Each quarter we feature a mortgage lender answering some of the most commonly asked questions about purchasing and refinancing a home. If you would like to submit a question for this column, email email@example.com.
"What is a credit score, how does it affect my loan and how can I improve it?"
Elida Branch Manager
The first question I often hear, especially from first time home buyers is "What is a credit score, does it affect a loan decision, and how can I improve that score?". A credit score is a three digit number, which is calculated from your credit report and is one factor lenders use to determine your credit for a loan or credit card. This score can affect whether or not you are approved, and what interest rate you will be charged. A credit score can range from a low of 300 to the highest of 850. A credit score is important in the consideration on a loan, but is not the only factor in a loan decision. The top three credit bureaus in the United States are Equifax, Experian, and TransUnion.
There are five areas that calculate your credit score and the weight it affects the score.
- Payment History (35%)
- Amount Owed (30%)
- Length of Credit History (15%)
- Types of Credit Used (10%)
- New Credit (10%)
To improve your credit score make sure that you always make your monthly payment on time. Missing a payment or being late on even one payment can affect the score quickly. Also make sure the balances you have on your credit cards are lower than 30% of the credit limit. Carrying over the balances of the credit card on a monthly basis is dangerous to your score. Lenders look at the credit history to show the experience people have with loans. The longer you have the account the higher the score will be. If you do not use an account (credit cards) and want to cancel one, cancel one that was opened the most recent. Closing one that you had the longest, removes that history from your credit report.

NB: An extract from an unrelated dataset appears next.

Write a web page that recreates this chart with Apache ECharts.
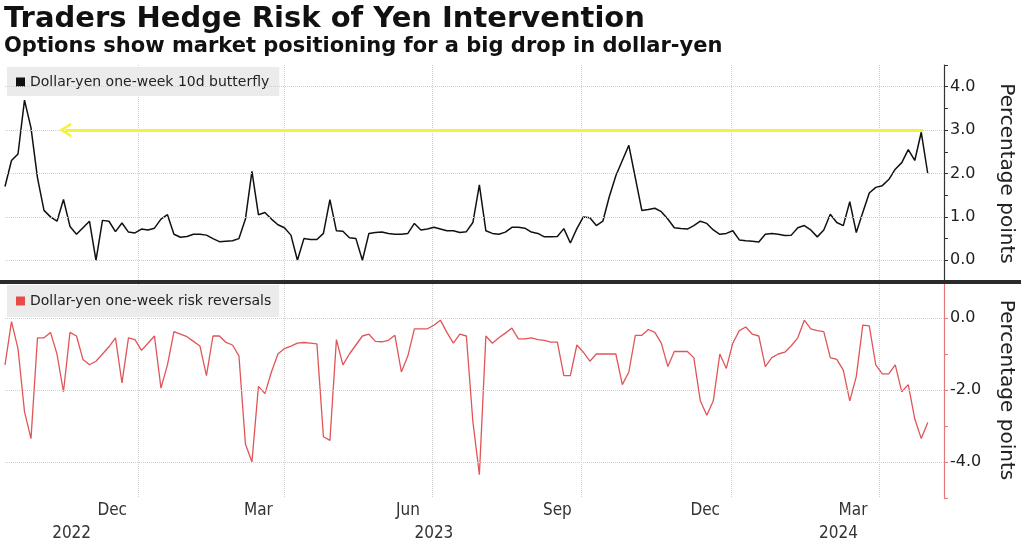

Make sure you have a mix of credit on your credit report. A mix of credit shows experience of different account types. Sticking with one type of loan can hurt the credit score. Finally taking out too many new credits too quickly can hurt the credit score - this can also include the number of credit inquiries lenders use in the application process. New credits and new inquiries are considered a range of six to twelve months. If you are shopping around for the best rate try to keep the search in more than one month. There are multiple websites where you can view your credit report on a monthly basis. You may get a free yearly credit report at www.annualcreditreport.com. It is important to review this report to be sure there are not fraudulent charges or incorrect reports of credit you owe that could affect your score.